> Exercise brief: Retype, please, the listing from its opening line through the line that contains "2.1, 2.0, 2.0];", both included, without the pictures.

> Provided data:
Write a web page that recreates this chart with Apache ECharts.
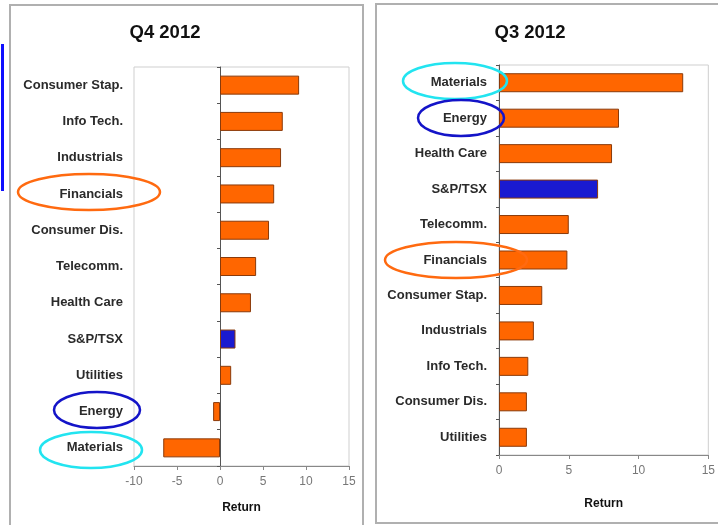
<!DOCTYPE html>
<html>
<head>
<meta charset="utf-8">
<script src="https://cdn.jsdelivr.net/npm/echarts@6/dist/echarts.min.js"></script>
<style>
  html, body { margin: 0; padding: 0; background: #fff; }
  #chart { width: 718px; height: 525px; }
</style>
</head>
<body>
<div id="chart"></div>
<script>
// Sector returns (%), listed top to bottom as drawn
const q4Sectors = ['Consumer Stap.', 'Info Tech.', 'Industrials', 'Financials', 'Consumer Dis.', 'Telecomm.', 'Health Care', 'S&P/TSX', 'Utilities', 'Energy', 'Materials'];
const q4Returns = [9.2, 7.3, 7.1, 6.3, 5.7, 4.2, 3.6, 1.8, 1.3, -0.8, -6.6];

const q3Sectors = ['Materials', 'Energy', 'Health Care', 'S&P/TSX', 'Telecomm.', 'Financials', 'Consumer Stap.', 'Industrials', 'Info Tech.', 'Consumer Dis.', 'Utilities'];
const q3Returns = [13.2, 8.6, 8.1, 7.1, 5.0, 4.9, 3.1, 2.5, 2.1, 2.0, 2.0];

const panelTitles = ['Q4 2012', 'Q3 2012'];
const q4Ticks = { min: -10, max: 15, interval: 5 };
const q3Ticks = { min: 0, max: 15, interval: 5 };
const benchmark = 'S&P/TSX';

const ORANGE = '#ff6600';
const BLUE = '#1a1ad0';
const FONT = '"Liberation Sans", Arial, sans-serif';

const chart = echarts.init(document.getElementById('chart'), null, { renderer: 'canvas' });

function barColor(sectors) {
  return p => sectors[p.dataIndex] === benchmark ? BLUE : ORANGE;
}

function valueAxis(gridIndex, ticks, nameGap, labelMargin) {
  return {
    type: 'value', gridIndex,
    min: ticks.min, max: ticks.max, interval: ticks.interval,
    name: 'Return', nameLocation: 'middle', nameGap,
    nameTextStyle: { fontFamily: FONT, fontSize: 12, fontWeight: 'bold', color: '#111' },
    axisLine: { show: true, onZero: false, lineStyle: { color: '#888', width: 1 } },
    axisTick: { show: true, length: 4, lineStyle: { color: '#888' } },
    axisLabel: { fontFamily: FONT, fontSize: 12, color: '#777', margin: labelMargin },
    splitLine: { show: false }
  };
}

// category names sit at the grid's left edge
function labelAxis(gridIndex, sectors, margin) {
  return {
    type: 'category', gridIndex, data: sectors, inverse: true, position: 'left',
    axisLine: { show: false, onZero: false },
    axisTick: { show: false },
    axisLabel: { fontFamily: FONT, fontSize: 13, fontWeight: 'bold', color: '#2a2a2a', margin }
  };
}

// the category line and its ticks sit on the zero value
function zeroAxis(gridIndex, sectors) {
  return {
    type: 'category', gridIndex, data: sectors, inverse: true, position: 'left',
    axisLine: { show: true, onZero: true, lineStyle: { color: '#555', width: 1 } },
    axisTick: { show: true, length: 3, inside: false, lineStyle: { color: '#555' } },
    axisLabel: { show: false }
  };
}

const ellipse = (cx, cy, rx, ry, color) => ({
  type: 'ellipse', z: 100,
  shape: { cx, cy, rx, ry },
  style: { fill: null, stroke: color, lineWidth: 2.5 }
});

const titleText = (x, y, text) => ({
  type: 'text', x, y, z: 100,
  style: { text, fontFamily: FONT, fontSize: 18.5, fontWeight: 'bold', fill: '#111', textAlign: 'center', textVerticalAlign: 'middle' }
});

const option = {
  backgroundColor: '#fff',
  animation: false,
  grid: [
    { left: 134, top: 67, width: 215, height: 399, show: true, borderColor: '#cfcfcf', borderWidth: 1, backgroundColor: 'transparent' },
    { left: 499, top: 65, width: 213, height: 390, show: true, borderColor: '#cfcfcf', borderWidth: 1, backgroundColor: 'transparent' }
  ],
  xAxis: [
    valueAxis(0, q4Ticks, 36, 10),
    valueAxis(1, q3Ticks, 43, 10)
  ],
  yAxis: [
    labelAxis(0, q4Sectors, 11),
    zeroAxis(0, q4Sectors),
    labelAxis(1, q3Sectors, 12),
    zeroAxis(1, q3Sectors)
  ],
  series: [
    {
      type: 'bar', xAxisIndex: 0, yAxisIndex: 0, data: q4Returns, barWidth: 19,
      itemStyle: { color: barColor(q4Sectors), borderColor: '#8a3a0a', borderWidth: 1 }
    },
    {
      type: 'bar', xAxisIndex: 1, yAxisIndex: 2, data: q3Returns, barWidth: 19,
      itemStyle: { color: barColor(q3Sectors), borderColor: '#8a3a0a', borderWidth: 1 }
    }
  ],
  graphic: [
    // panel frames
    { type: 'polyline', z: 0, shape: { points: [[10, 530], [10, 5], [363, 5], [363, 530]] }, style: { fill: null, stroke: '#b0b0b0', lineWidth: 2 } },
    { type: 'polyline', z: 0, shape: { points: [[725, 523], [376, 523], [376, 4], [725, 4]] }, style: { fill: null, stroke: '#b0b0b0', lineWidth: 2 } },
    // side marker
    { type: 'rect', z: 0, shape: { x: 1, y: 44, width: 3, height: 147 }, style: { fill: '#1010ff' } },
    titleText(165, 33, panelTitles[0]),
    titleText(530, 33, panelTitles[1]),
    // highlight rings
    ellipse(89, 192, 71, 18, '#ff6a10'),
    ellipse(97, 410, 43, 18, '#1414c8'),
    ellipse(91, 450, 51, 18, '#22e4f0'),
    ellipse(455, 81, 52, 18, '#22e4f0'),
    ellipse(461, 118, 43, 18, '#1414c8'),
    ellipse(456, 260, 71, 18, '#ff6a10')
  ]
};

chart.setOption(option);
</script>
</body>
</html>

> Exercise solution:
Write a web page that recreates this chart with Apache ECharts.
<!DOCTYPE html>
<html>
<head>
<meta charset="utf-8">
<script src="https://cdn.jsdelivr.net/npm/echarts@6/dist/echarts.min.js"></script>
<style>
  html, body { margin: 0; padding: 0; background: #fff; }
  #chart { width: 718px; height: 525px; }
</style>
</head>
<body>
<div id="chart"></div>
<script>
// Sector returns (%), listed top to bottom as drawn
const q4Sectors = ['Consumer Stap.', 'Info Tech.', 'Industrials', 'Financials', 'Consumer Dis.', 'Telecomm.', 'Health Care', 'S&P/TSX', 'Utilities', 'Energy', 'Materials'];
const q4Returns = [9.2, 7.3, 7.1, 6.3, 5.7, 4.2, 3.6, 1.8, 1.3, -0.8, -6.6];

const q3Sectors = ['Materials', 'Energy', 'Health Care', 'S&P/TSX', 'Telecomm.', 'Financials', 'Consumer Stap.', 'Industrials', 'Info Tech.', 'Consumer Dis.', 'Utilities'];
const q3Returns = [13.2, 8.6, 8.1, 7.1, 5.0, 4.9, 3.1, 2.5, 2.1, 2.0, 2.0];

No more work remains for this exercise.